Page 1 of 1

Office Document Imaging compatibility

Posted: 2009-11-05T12:40:03-07:00
by Einar
Hello,

After some messing around, I've figured out how to use ImageMagick to convert pdf files into tiff files are compatible with Microsoft Office Document Imaging (because I'm cheap and I don't want to figure out how to use Tesseract). Since it took me entirely too long, I'm writing this post in the hope that future Internet-searchers have an easier time.

Weirdly enough, when you convert directly from pdf to tiff, you get a file that's not compatible with MODI. However, if you go to a jpeg in between, the resultant file is compatible. Hopefully someone with better knowledge of image formats than me can look at the two different outputs and figure out what options you need to toggle to do it in one step.

Here's what I did, as Windows batch commands:
  1. Code: Select all

    convert -quality 100 -density 400 -resize 25% in.pdf out%d.jpg
  2. Code: Select all

    FOR /F %a IN ('dir /b *.jpg') DO convert -colorspace RGB +compress -type TrueColor -resize 300% %a "%a"-new.tiff
  3. Code: Select all

    convert -adjoin out*.jpg-new.tiff tiff:everything.tiff
In step 1, the -density 400 and -resize 25% are based on magick's advice to supersample in this post. In step 2, it turns out that just naively converting from jpg to tiff creates an image that's too small for MODI, so I blow it up by 200%. (I'm not really sure why MODI chokes on this, seems like it's just written badly).
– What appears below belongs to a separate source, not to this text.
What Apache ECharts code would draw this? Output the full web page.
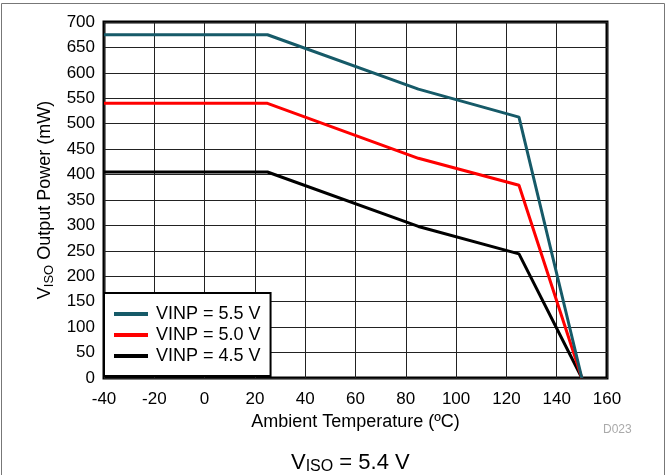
<!DOCTYPE html>
<html>
<head>
<meta charset="utf-8">
<script src="https://cdn.jsdelivr.net/npm/echarts@6/dist/echarts.min.js"></script>
<style>
  html, body { margin: 0; padding: 0; background: #fff; }
  #chart { width: 668px; height: 475px; }
</style>
</head>
<body>
<div id="chart"></div>
<script>
// data
const temps = [-40, 25, 85, 125, 150]
const vinp55 = [675, 675, 568, 513, 0]
const vinp50 = [540, 540, 432, 379, 0]
const vinp45 = [405, 405, 298, 244, 0]
const seriesNames = ['VINP = 5.5 V', 'VINP = 5.0 V', 'VINP = 4.5 V']
const colors = ['#165a68', '#ff0000', '#000000']

const font = 'Liberation Sans, Arial, sans-serif'
const chart = echarts.init(document.getElementById('chart'))

const pairs = arr => temps.map((t, i) => [t, arr[i]])

const option = {
  animation: false,
  textStyle: { fontFamily: font },
  title: {
    text: '{a|V}{b|ISO}{a| = 5.4 V}',
    left: 286,
    top: 445,
    textStyle: {
      fontWeight: 'normal',
      rich: {
        a: { fontSize: 22, color: '#000', fontFamily: font, fontWeight: 'normal' },
        b: { fontSize: 16, color: '#000', fontFamily: font, fontWeight: 'normal', padding: [9, 0, 0, 0] }
      }
    }
  },
  graphic: [
    {
      type: 'rect',
      shape: { x: 1.5, y: 3.5, width: 663, height: 480 },
      style: { fill: 'none', stroke: '#777', lineWidth: 1 },
      silent: true
    },
    {
      type: 'text',
      left: 603,
      top: 424,
      style: { text: 'D023', fill: '#aaa', fontSize: 12, fontFamily: font }
    }
  ],
  grid: {
    left: 104,
    right: 61,
    top: 22,
    bottom: 97,
    show: true,
    borderColor: '#000',
    borderWidth: 3,
    backgroundColor: 'transparent'
  },
  legend: {
    orient: 'vertical',
    left: 104,
    top: 293,
    padding: [12, 10, 11, 10],
    itemGap: 3,
    itemWidth: 34,
    itemHeight: 4,
    icon: 'rect',
    backgroundColor: '#fff',
    borderColor: '#000',
    borderWidth: 2,
    textStyle: { fontSize: 18, color: '#000', fontFamily: font, padding: [0, 0, 0, 3] },
    data: seriesNames
  },
  xAxis: {
    type: 'value',
    min: -40,
    max: 160,
    interval: 20,
    name: 'Ambient Temperature (ºC)',
    nameLocation: 'middle',
    nameGap: 35,
    nameTextStyle: { fontSize: 18, color: '#000' },
    axisLine: { show: false },
    axisTick: { show: false },
    axisLabel: { fontSize: 17, color: '#000', margin: 13 },
    splitLine: { lineStyle: { color: '#222', width: 1 } }
  },
  yAxis: {
    type: 'value',
    min: 0,
    max: 700,
    interval: 50,
    name: '{a|V}{b|ISO}{a| Output Power (mW)}',
    nameLocation: 'middle',
    nameGap: 48,
    nameTextStyle: {
      rich: {
        a: { fontSize: 18, color: '#000', fontFamily: font },
        b: { fontSize: 13, color: '#000', fontFamily: font, padding: [8, 0, 0, 0] }
      }
    },
    axisLine: { show: false },
    axisTick: { show: false },
    axisLabel: { fontSize: 17, color: '#000', margin: 9 },
    splitLine: { lineStyle: { color: '#222', width: 1 } }
  },
  series: [vinp55, vinp50, vinp45].map((arr, i) => ({
    name: seriesNames[i],
    type: 'line',
    data: pairs(arr),
    symbol: 'none',
    color: colors[i],
    lineStyle: { width: 3, color: colors[i] },
    z: 3 - i
  }))
}

chart.setOption(option)
</script>
</body>
</html>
Finally, in step three, I combine all of those separate .tiff files into one big .tiff file. I'm sure I could have done that as part of a different step, but my Magick-Fu is not that great.

And then tadah! everything.tiff has your entire PDF, in a format that MODI can read and OCR pretty well. Of course, I've run into problems converting the OCR'd tiff back into a PDF - maybe I'll reply to this once I find out how to fix that.

Hopefully this helps someone else.